The whole process is like this:
* exposure converts silver halide to silver halide in a higher energy state
* development converts the activated halide to metallic silver; in C41 the couplers also produce dyes in the same step
* C41 bleach converts metallic silver to silver halide
* fixer removes silver halide but not metallic silver
If you consider normal B&W, there is obviously no bleach because the metallic silver is the image. With C41, the dye is the image so the bleach step is required to enable the fixer to remove the developed silver. If you don't fix, you end up with an emulsion full of silver halide that would slowly print-out, covering up the image.

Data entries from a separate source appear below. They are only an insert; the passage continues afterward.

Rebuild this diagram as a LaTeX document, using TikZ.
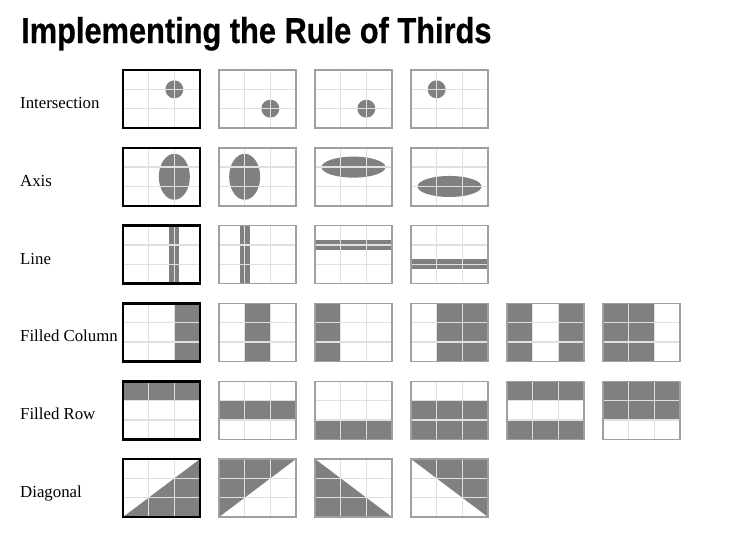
\documentclass[tikz,border=0pt]{standalone}
\usepackage{fontspec}
\usepackage{graphicx}
\setmainfont{Liberation Serif}
\newfontfamily\titlefont{Liberation Sans}[FakeStretch=0.855,FakeBold=0.6]
\definecolor{fillc}{HTML}{808080}
\definecolor{gridc}{HTML}{E0E0E0}
\definecolor{framec}{HTML}{A0A0A0}
\tikzset{
  gridline/.style={draw=gridc, line width=1.3pt},
  frameA/.style={draw=black, line width=2.6pt},
  frameB/.style={draw=framec, line width=1.4pt},
  shade/.style={fill=fillc},
  lbl/.style={anchor=base west, inner sep=0pt, font=\fontsize{16.8}{20}\selectfont},
}
% #1 column, #2 row, #3 border style, #4 fill code
\newcommand\rtframe[4]{%
  \begin{scope}[shift={(123+96*#1, 70+77.8*#2)}, x=77pt, y=-58pt]
    #4
    \draw[gridline] (1/3,0)--(1/3,1) (2/3,0)--(2/3,1) (0,1/3)--(1,1/3) (0,2/3)--(1,2/3);
    \draw[#3] (0,0) rectangle (1,1);
  \end{scope}}
\begin{document}
\begin{tikzpicture}[x=1pt, y=-1pt]
\useasboundingbox (0,0) rectangle (746,539);
\node[anchor=base west, inner sep=0pt] (title) at (21,43)
  {\titlefont\bfseries\fontsize{36}{40}\selectfont Implementing the Rule of Thirds};

\node[lbl] (l1) at (20,108.5) {Intersection};
\node[lbl] (l2) at (20,186.3) {Axis};
\node[lbl] (l3) at (20,264.1) {Line};
\node[lbl] (l4) at (20,341.9) {Filled Column};
\node[lbl] (l5) at (20,419.7) {Filled Row};
\node[lbl] (l6) at (20,497.5) {Diagonal};

% Row 0: Intersection
\rtframe{0}{0}{frameA}{\fill[shade] (2/3,1/3) circle [radius=9pt];}
\rtframe{1}{0}{frameB}{\fill[shade] (2/3,2/3) circle [radius=9pt];}
\rtframe{2}{0}{frameB}{\fill[shade] (2/3,2/3) circle [radius=9pt];}
\rtframe{3}{0}{frameB}{\fill[shade] (1/3,1/3) circle [radius=9pt];}

% Row 1: Axis
\rtframe{0}{1}{frameA}{\fill[shade] (2/3,1/2) ellipse [x radius=15.5pt, y radius=23pt];}
\rtframe{1}{1}{frameB}{\fill[shade] (1/3,1/2) ellipse [x radius=15.5pt, y radius=23pt];}
\rtframe{2}{1}{frameB}{\fill[shade] (1/2,1/3) ellipse [x radius=32pt, y radius=10.5pt];}
\rtframe{3}{1}{frameB}{\fill[shade] (1/2,2/3) ellipse [x radius=32pt, y radius=10.5pt];}

% Row 2: Line
\rtframe{0}{2}{frameA}{\fill[shade] (2/3-0.065,0) rectangle (2/3+0.065,1);}
\rtframe{1}{2}{frameB}{\fill[shade] (1/3-0.065,0) rectangle (1/3+0.065,1);}
\rtframe{2}{2}{frameB}{\fill[shade] (0,1/3-0.088) rectangle (1,1/3+0.088);}
\rtframe{3}{2}{frameB}{\fill[shade] (0,2/3-0.088) rectangle (1,2/3+0.088);}

% Row 3: Filled Column
\rtframe{0}{3}{frameA}{\fill[shade] (2/3,0) rectangle (1,1);}
\rtframe{1}{3}{frameB}{\fill[shade] (1/3,0) rectangle (2/3,1);}
\rtframe{2}{3}{frameB}{\fill[shade] (0,0) rectangle (1/3,1);}
\rtframe{3}{3}{frameB}{\fill[shade] (1/3,0) rectangle (1,1);}
\rtframe{4}{3}{frameB}{\fill[shade] (0,0) rectangle (1/3,1) (2/3,0) rectangle (1,1);}
\rtframe{5}{3}{frameB}{\fill[shade] (0,0) rectangle (2/3,1);}

% Row 4: Filled Row
\rtframe{0}{4}{frameA}{\fill[shade] (0,0) rectangle (1,1/3);}
\rtframe{1}{4}{frameB}{\fill[shade] (0,1/3) rectangle (1,2/3);}
\rtframe{2}{4}{frameB}{\fill[shade] (0,2/3) rectangle (1,1);}
\rtframe{3}{4}{frameB}{\fill[shade] (0,1/3) rectangle (1,1);}
\rtframe{4}{4}{frameB}{\fill[shade] (0,0) rectangle (1,1/3) (0,2/3) rectangle (1,1);}
\rtframe{5}{4}{frameB}{\fill[shade] (0,0) rectangle (1,2/3);}

% Row 5: Diagonal
\rtframe{0}{5}{frameA}{\fill[shade] (0,1) -- (1,1) -- (1,0) -- cycle;}
\rtframe{1}{5}{frameB}{\fill[shade] (0,1) -- (0,0) -- (1,0) -- cycle;}
\rtframe{2}{5}{frameB}{\fill[shade] (0,0) -- (0,1) -- (1,1) -- cycle;}
\rtframe{3}{5}{frameB}{\fill[shade] (0,0) -- (1,0) -- (1,1) -- cycle;}
\end{tikzpicture}
\end{document}
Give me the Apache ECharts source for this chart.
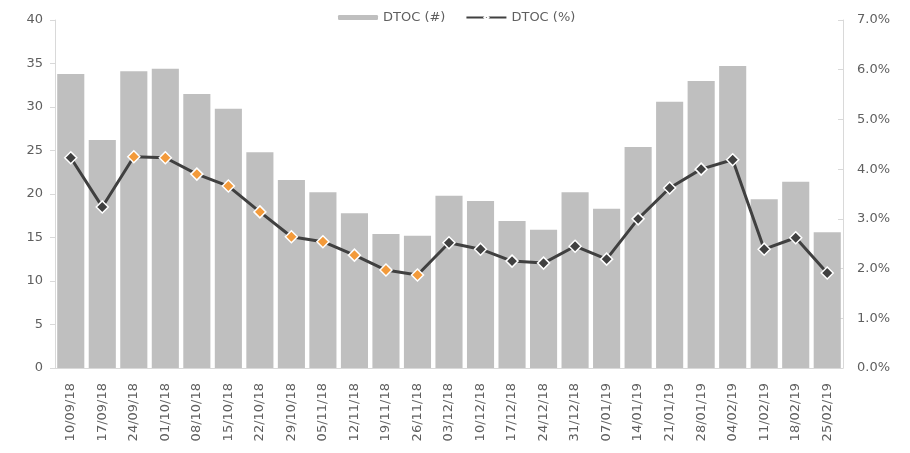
<!DOCTYPE html>
<html>
<head>
<meta charset="utf-8">
<script src="https://cdn.jsdelivr.net/npm/echarts@6/dist/echarts.min.js"></script>
<style>
  html, body { margin: 0; padding: 0; background: #fff; }
  #chart { width: 910px; height: 453px; }
</style>
</head>
<body>
<div id="chart"></div>
<script>
  // weeks (x axis)
  const weeks = ['10/09/18', '17/09/18', '24/09/18', '01/10/18', '08/10/18', '15/10/18', '22/10/18',
    '29/10/18', '05/11/18', '12/11/18', '19/11/18', '26/11/18', '03/12/18', '10/12/18', '17/12/18',
    '24/12/18', '31/12/18', '07/01/19', '14/01/19', '21/01/19', '28/01/19', '04/02/19', '11/02/19',
    '18/02/19', '25/02/19']

  // DTOC (#) - bars, left axis
  const dtocCount = [33.8, 26.2, 34.1, 34.4, 31.5, 29.8, 24.8, 21.6, 20.2, 17.8, 15.4, 15.2, 19.8,
    19.2, 16.9, 15.9, 20.2, 18.3, 25.4, 30.6, 33.0, 34.7, 19.4, 21.4, 15.6]

  // DTOC (%) - line, right axis
  const dtocPct = [4.23, 3.24, 4.25, 4.23, 3.90, 3.66, 3.14, 2.64, 2.54, 2.27, 1.97, 1.87, 2.52,
    2.39, 2.15, 2.11, 2.45, 2.19, 3.00, 3.62, 4.00, 4.19, 2.39, 2.62, 1.91]

  // weeks whose marker is drawn in orange
  const highlightWeeks = ['24/09/18', '01/10/18', '08/10/18', '15/10/18', '22/10/18', '29/10/18',
    '05/11/18', '12/11/18', '19/11/18', '26/11/18']

  const leftTicks = {min: 0, max: 40, interval: 5}
  const rightTicks = {min: 0, max: 7, interval: 1}

  const textColor = '#5f5f5f'
  const axisColor = '#d9d9d9'
  const fontFamily = 'DejaVu Sans'

  const chart = echarts.init(document.getElementById('chart'))

  const pctData = dtocPct.map((v, i) => {
    const orange = highlightWeeks.indexOf(weeks[i]) >= 0
    return {
      value: v,
      itemStyle: {color: orange ? '#f39a3a' : '#404040'}
    }
  })

  chart.setOption({
    animation: false,
    textStyle: {fontFamily: fontFamily},
    legend: {
      top: 6,
      left: 333,
      itemWidth: 40,
      itemHeight: 5,
      itemGap: 20,
      textStyle: {color: textColor, fontSize: 13, fontFamily: fontFamily},
      data: ['DTOC (#)', 'DTOC (%)']
    },
    grid: {
      left: 55,
      right: 67,
      top: 20,
      bottom: 85
    },
    xAxis: {
      type: 'category',
      data: weeks,
      axisLine: {lineStyle: {color: axisColor}},
      axisTick: {lineStyle: {color: axisColor}, length: 5},
      axisLabel: {
        color: textColor,
        fontSize: 13,
        rotate: 90,
        interval: 0,
        margin: 15
      }
    },
    yAxis: [
      {
        type: 'value',
        min: leftTicks.min,
        max: leftTicks.max,
        interval: leftTicks.interval,
        splitLine: {show: false},
        axisLine: {show: true, lineStyle: {color: axisColor}},
        axisTick: {show: true, lineStyle: {color: axisColor}, length: 5},
        axisLabel: {color: textColor, fontSize: 13, margin: 12}
      },
      {
        type: 'value',
        position: 'right',
        min: rightTicks.min,
        max: rightTicks.max,
        interval: rightTicks.interval,
        splitLine: {show: false},
        axisLine: {show: true, lineStyle: {color: axisColor}},
        axisTick: {show: true, inside: true, lineStyle: {color: axisColor}, length: 5},
        axisLabel: {
          color: textColor,
          fontSize: 13,
          margin: 14,
          formatter: v => v.toFixed(1) + '%'
        }
      }
    ],
    series: [
      {
        name: 'DTOC (#)',
        type: 'bar',
        yAxisIndex: 0,
        barCategoryGap: '14%',
        itemStyle: {color: '#bfbfbf'},
        data: dtocCount
      },
      {
        name: 'DTOC (%)',
        type: 'line',
        yAxisIndex: 1,
        symbol: 'diamond',
        symbolSize: 12,
        lineStyle: {color: '#404040', width: 3},
        itemStyle: {color: '#404040', borderColor: '#fff', borderWidth: 1.5},
        data: pctData
      }
    ]
  })
</script>
</body>
</html>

If you bypass (or reduce) the bleach, you end up with the dye image superimposed on a (partial) silver image, which makes for a very thick negative with low saturation; it's effectively the subtractive product of a colour image and a B&W image. Google for "bleach bypass" sometime. The bleach also seems responsible for stripping back some of the dye in the film base; without bleaching you get a thick, dark film-base.
Once the bleach has run, you're not re-developing (the halide being activated is irrelevant to the fixer), so a bit of light doesn't matter. If you leave it out in the light and unfixed long-term though, then all of halide will print-out (undo the bleaching), i.e. develop itself physically into a solid layer of silver.
No idea what colour it looks like prior to bleaching; my film stays in the drum until I'm done with the whole process. I find that wet C41 (Kodak, at least) is brown on one side and purple (possibly fluorescent, like some developing agents) on the other with a bit of milkiness (purple side probably); the purple fades as it dries and you end up with the uniform burnt orange mask.